Prace przy remoncie Dźwigowej miały zakończyć się już 24 października. Tamten termin nie został jednak dotrzymany. W efekcie mieszkańcy Ursusa, Włoch i Bemowa utknęli w koszmarnych korkach, które potęgowane są też przez trwające w tym samym czasie remonty kolejowe na linii z Grodziska i Pruszkowa.
– Ważniejsze jest dobre wykonanie prac niż termin – twierdzi rzecznik Zarządu Dróg Miejskich Adam Sobieraj. – Od sześciu dni pompujemy wodę. Jej poziom się obniżył, ale wciąż jest niebezpiecznie wysoki. Roboty powinny się skończyć w ciągu trzech tygodni.
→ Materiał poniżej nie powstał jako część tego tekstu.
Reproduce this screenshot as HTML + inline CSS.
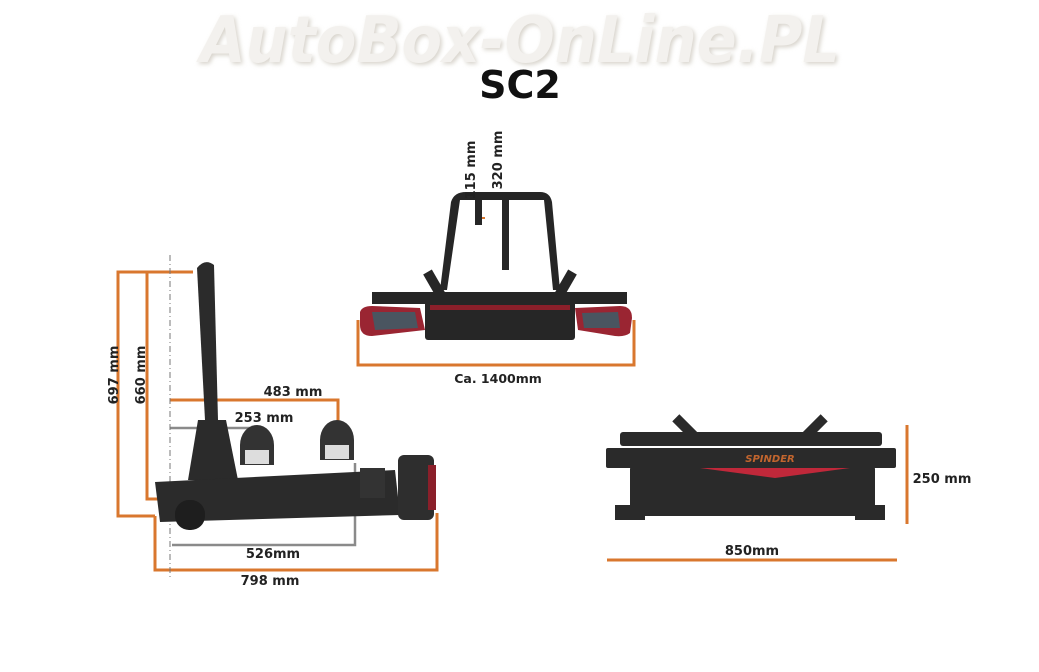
<!DOCTYPE html>
<html><head><meta charset="utf-8"><style>
html,body{margin:0;padding:0;background:#fff;width:1039px;height:672px;overflow:hidden}
svg{display:block}
text{font-family:"DejaVu Sans","Liberation Sans",sans-serif}
</style></head><body>
<svg width="1039" height="672" viewBox="0 0 1039 672" xmlns="http://www.w3.org/2000/svg">
<defs><filter id="sh"><feGaussianBlur stdDeviation="2"/></filter></defs>
<!-- watermark -->
<text x="522" y="64" text-anchor="middle" font-family="Liberation Sans" font-style="italic" font-weight="bold" font-size="64" fill="#d8d4cc" filter="url(#sh)" textLength="640" lengthAdjust="spacingAndGlyphs">AutoBox-OnLine.PL</text>
<text x="520" y="62" text-anchor="middle" font-family="Liberation Sans" font-style="italic" font-weight="bold" font-size="64" fill="#f3f1ee" textLength="640" lengthAdjust="spacingAndGlyphs">AutoBox-OnLine.PL</text>
<text x="520" y="98" text-anchor="middle" font-weight="bold" font-size="38" fill="#111">SC2</text>

<g stroke="#d9772e" stroke-width="3" fill="none">
<polyline points="193,272 118,272 118,516 155,516"/>
<polyline points="147,272 147,499 170,499"/>
<polyline points="170,400 338,400 338,458"/>
<polyline points="155,516 155,570 437,570 437,513"/>
<polyline points="358,320 358,365 634,365 634,320"/>
<polyline points="477,195 477,218 485,218" stroke-width="2"/>
<polyline points="504,195 503,262 509,262" stroke-width="2"/>
<line x1="907" y1="425" x2="907" y2="524"/>
<line x1="607" y1="560" x2="897" y2="560"/>
</g>
<g stroke="#8a8a8a" stroke-width="2.5" fill="none">
<polyline points="170,428 255,428 255,462"/>
<polyline points="355,463 355,545 172,545"/>
</g>
<line x1="170" y1="255" x2="170" y2="578" stroke="#777" stroke-width="1" stroke-dasharray="6,3,1,3"/>

<!-- left device -->
<g fill="#2b2b2b">
<path d="M197,268 Q205,258 214,265 L218,420 L205,420 Z"/>
<path d="M198,420 L226,420 L238,480 L188,480 Z"/>
<path d="M155,482 L395,470 L400,515 L160,522 Z"/>
<rect x="175" y="500" width="30" height="30" rx="14" fill="#1e1e1e"/>
<rect x="398" y="455" width="36" height="65" rx="6" fill="#2e2e2e"/>
<rect x="428" y="465" width="8" height="45" fill="#8b1f2a"/>
<path d="M240,445 a17,20 0 0 1 34,0 v20 h-34z" fill="#333"/>
<path d="M320,440 a17,20 0 0 1 34,0 v20 h-34z" fill="#333"/>
<rect x="245" y="450" width="24" height="14" fill="#ddd"/>
<rect x="325" y="445" width="24" height="14" fill="#ddd"/>
<rect x="360" y="468" width="25" height="30" fill="#333"/>
</g>

<!-- center device -->
<g fill="#262626">
<path d="M440,290 L451,202 Q454,192 466,192 L540,192 Q550,192 552,202 L560,290 L553,290 L544,200 L460,200 L447,290 Z"/>
<rect x="475" y="200" width="7" height="25"/>
<rect x="502" y="195" width="7" height="75"/>
<rect x="372" y="292" width="255" height="12"/>
<rect x="425" y="295" width="150" height="45" rx="3"/>
<rect x="430" y="270" width="10" height="30" transform="rotate(-30 435 285)"/>
<rect x="560" y="270" width="10" height="30" transform="rotate(30 565 285)"/>
</g>
<rect x="430" y="305" width="140" height="5" fill="#8b1f2a"/>
<path d="M360,312 Q362,306 372,306 L420,308 L425,330 L372,336 Q360,336 360,325 Z" fill="#9a2532"/>
<path d="M372,312 L415,312 L418,328 L375,330 Z" fill="#4a5560"/>
<path d="M575,308 L620,306 Q632,306 632,318 L630,333 Q625,337 615,336 L578,330 Z" fill="#9a2532"/>
<path d="M582,313 L618,312 L620,328 L584,328 Z" fill="#4a5560"/>

<!-- right device -->
<g fill="#2a2a2a">
<rect x="620" y="432" width="262" height="14" rx="3"/>
<rect x="606" y="448" width="290" height="20" rx="2"/>
<rect x="630" y="466" width="245" height="50" rx="3"/>
<rect x="615" y="505" width="30" height="15"/>
<rect x="855" y="505" width="30" height="15"/>
<rect x="680" y="414" width="10" height="26" transform="rotate(-45 685 427)"/>
<rect x="810" y="414" width="10" height="26" transform="rotate(45 815 427)"/>
</g>
<path d="M700,468 L850,468 L775,478 Z" fill="#c0283a"/>
<text x="770" y="462" text-anchor="middle" font-size="10" font-style="italic" font-weight="bold" fill="#c2652e">SPINDER</text>

<!-- labels -->
<g font-size="13" font-weight="bold" fill="#222">
<text transform="translate(118,375) rotate(-90)" text-anchor="middle">697 mm</text>
<text transform="translate(145,375) rotate(-90)" text-anchor="middle">660 mm</text>
<text x="293" y="396" text-anchor="middle">483 mm</text>
<text x="264" y="422" text-anchor="middle">253 mm</text>
<text x="273" y="558" text-anchor="middle">526mm</text>
<text x="270" y="585" text-anchor="middle">798 mm</text>
<text transform="translate(475,170) rotate(-90)" text-anchor="middle">115 mm</text>
<text transform="translate(502,160) rotate(-90)" text-anchor="middle">320 mm</text>
<text x="498" y="383" text-anchor="middle" font-size="12.5">Ca. 1400mm</text>
<text x="942" y="483" text-anchor="middle">250 mm</text>
<text x="752" y="555" text-anchor="middle">850mm</text>
</g>
</svg>
</body></html>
Czy te plany może pokrzyżować zima? Drogowcy boją się, że temperatura spadnie poniżej minus pięciu stopni Celsjusza. Wtedy woda zamarznie i całkowicie sparaliżuje inwestycję. – Jeśli nie przyjdą długotrwałe mrozy, damy radę i skończymy w listopadzie – twierdzą.
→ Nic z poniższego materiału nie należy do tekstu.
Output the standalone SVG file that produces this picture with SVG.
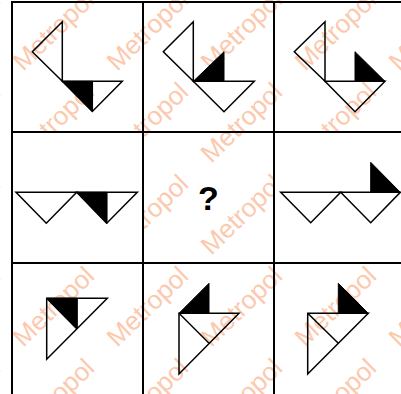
<svg xmlns="http://www.w3.org/2000/svg" width="401" height="394" viewBox="0 0 401 394">
<style>
.wm{font-family:"Liberation Sans",Arial,sans-serif;font-size:26px;fill:#fcc9ae;text-anchor:middle}
.sh{fill:none;stroke:#000;stroke-width:1.5;stroke-linejoin:miter}
.bk{fill:#000;stroke:#000;stroke-width:1}
.grid{stroke:#000;stroke-width:2;fill:none}
.q{font-family:"Liberation Sans",Arial,sans-serif;font-size:34px;font-weight:bold;fill:#000;text-anchor:middle}
</style>
<defs>
<text id="w" class="wm" x="0" y="8">Metropol</text>
</defs>
<rect width="401" height="394" fill="#fff"/>
<g id="watermark">
<use href="#w" transform="translate(-40,31) rotate(-44)"/>
<use href="#w" transform="translate(54,31) rotate(-44)"/>
<use href="#w" transform="translate(148,31) rotate(-44)"/>
<use href="#w" transform="translate(242,31) rotate(-44)"/>
<use href="#w" transform="translate(336,31) rotate(-44)"/>
<use href="#w" transform="translate(430,31) rotate(-44)"/>
<use href="#w" transform="translate(-40,123) rotate(-44)"/>
<use href="#w" transform="translate(54,123) rotate(-44)"/>
<use href="#w" transform="translate(148,123) rotate(-44)"/>
<use href="#w" transform="translate(242,123) rotate(-44)"/>
<use href="#w" transform="translate(336,123) rotate(-44)"/>
<use href="#w" transform="translate(430,123) rotate(-44)"/>
<use href="#w" transform="translate(-40,215) rotate(-44)"/>
<use href="#w" transform="translate(54,215) rotate(-44)"/>
<use href="#w" transform="translate(148,215) rotate(-44)"/>
<use href="#w" transform="translate(242,215) rotate(-44)"/>
<use href="#w" transform="translate(336,215) rotate(-44)"/>
<use href="#w" transform="translate(430,215) rotate(-44)"/>
<use href="#w" transform="translate(-40,307) rotate(-44)"/>
<use href="#w" transform="translate(54,307) rotate(-44)"/>
<use href="#w" transform="translate(148,307) rotate(-44)"/>
<use href="#w" transform="translate(242,307) rotate(-44)"/>
<use href="#w" transform="translate(336,307) rotate(-44)"/>
<use href="#w" transform="translate(430,307) rotate(-44)"/>
<use href="#w" transform="translate(-40,399) rotate(-44)"/>
<use href="#w" transform="translate(54,399) rotate(-44)"/>
<use href="#w" transform="translate(148,399) rotate(-44)"/>
<use href="#w" transform="translate(242,399) rotate(-44)"/>
<use href="#w" transform="translate(336,399) rotate(-44)"/>
<use href="#w" transform="translate(430,399) rotate(-44)"/>
</g>
<rect x="12" y="132" width="131" height="131" fill="#fff"/>
<rect x="274" y="132" width="127" height="131" fill="#fff"/>
<g id="cell1">
<polygon class="bk" points="62.3,81.3 92.3,81.3 92.3,111.5"/>
<polygon class="sh" points="62.3,21.8 32.3,51.7 62.3,81.3"/>
<polygon class="sh" points="62.3,81.3 122.3,81.3 92.3,111.5"/>
<line class="sh" x1="92.3" y1="81.3" x2="92.3" y2="111.5"/>
</g>
<g id="cell2">
<polygon class="bk" points="193.3,81.3 224,51.7 224,81.3"/>
<polygon class="sh" points="193.3,21.8 163.3,51.7 193.3,81.3"/>
<polygon class="sh" points="193.3,81.3 254.3,81.3 224,111.7"/>
</g>
<g id="cell3">
<polygon class="bk" points="355,51.7 355,81.3 385,81.3"/>
<polygon class="sh" points="325,21.8 294.3,51.7 325,81.3"/>
<polygon class="sh" points="325,81.3 385,81.3 355,111.7"/>
</g>
<g id="cell4">
<polygon class="bk" points="76.7,192.3 106.7,192.3 106.7,223.3"/>
<polygon class="sh" points="16,192.3 76.7,192.3 46.3,223.3"/>
<polygon class="sh" points="76.7,192.3 137.3,192.3 106.7,223.3"/>
<line class="sh" x1="106.7" y1="192.3" x2="106.7" y2="223.3"/>
</g>
<g id="cell5">
<text class="q" x="208.5" y="210">?</text>
</g>
<g id="cell6">
<polygon class="bk" points="370.7,162.3 370.7,192.3 400.3,192.3"/>
<polygon class="sh" points="280.7,192.3 340.7,192.3 310.7,222.7"/>
<polygon class="sh" points="340.7,192.3 400.3,192.3 370.7,222.7"/>
</g>
<g id="cell7">
<polygon class="bk" points="46.7,298.3 77,298.3 77,329"/>
<polygon class="sh" points="46.7,298.3 107.3,298.3 46.7,359.3"/>
<line class="sh" x1="46.7" y1="298.3" x2="77" y2="329"/>
<line class="sh" x1="77" y1="298.3" x2="77" y2="329"/>
</g>
<g id="cell8">
<polygon class="bk" points="179,313.3 209,283.3 209,313.3"/>
<polygon class="sh" points="179,313.3 239,313.3 179,374"/>
<line class="sh" x1="179" y1="313.3" x2="209" y2="343.3"/>
</g>
<g id="cell9">
<polygon class="bk" points="338.3,283.3 338.3,313.3 368.3,313.3"/>
<polygon class="sh" points="307.7,313.3 368.3,313.3 307.7,374"/>
<line class="sh" x1="307.7" y1="313.3" x2="338.3" y2="343.3"/>
</g>
<g id="connectors">
<line class="grid" x1="12" y1="2" x2="401" y2="2"/>
<line class="grid" x1="12" y1="132" x2="401" y2="132"/>
<line class="grid" x1="12" y1="263" x2="401" y2="263"/>
<line class="grid" x1="12" y1="1" x2="12" y2="394"/>
<line class="grid" x1="143" y1="1" x2="143" y2="394"/>
<line class="grid" x1="274" y1="1" x2="274" y2="394"/>
</g>
</svg>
Zakład Remontów i Konserwacji Dróg wylicza wykonane do wczoraj prace: wymianę 680 metrów bieżących odwodnienia przy ścianach wiaduktu plus zupełnie nowy drenaż pośrodku tunelu, budowę czterech nowych studni i uszczelnienie 200 metrów bieżących kanału deszczowego. Przy okazji drogowcy wymienili też krzywe chodniki i krawężniki wzdłuż jezdni. Ratusz wywiera nacisk na drogowców, żeby z Dźwigową udało się uporać przed wyborami samorządowymi, które odbędą się 21 listopada. Drogowcy rozważają także puszczenie ruchu po tymczasowej nawierzchni.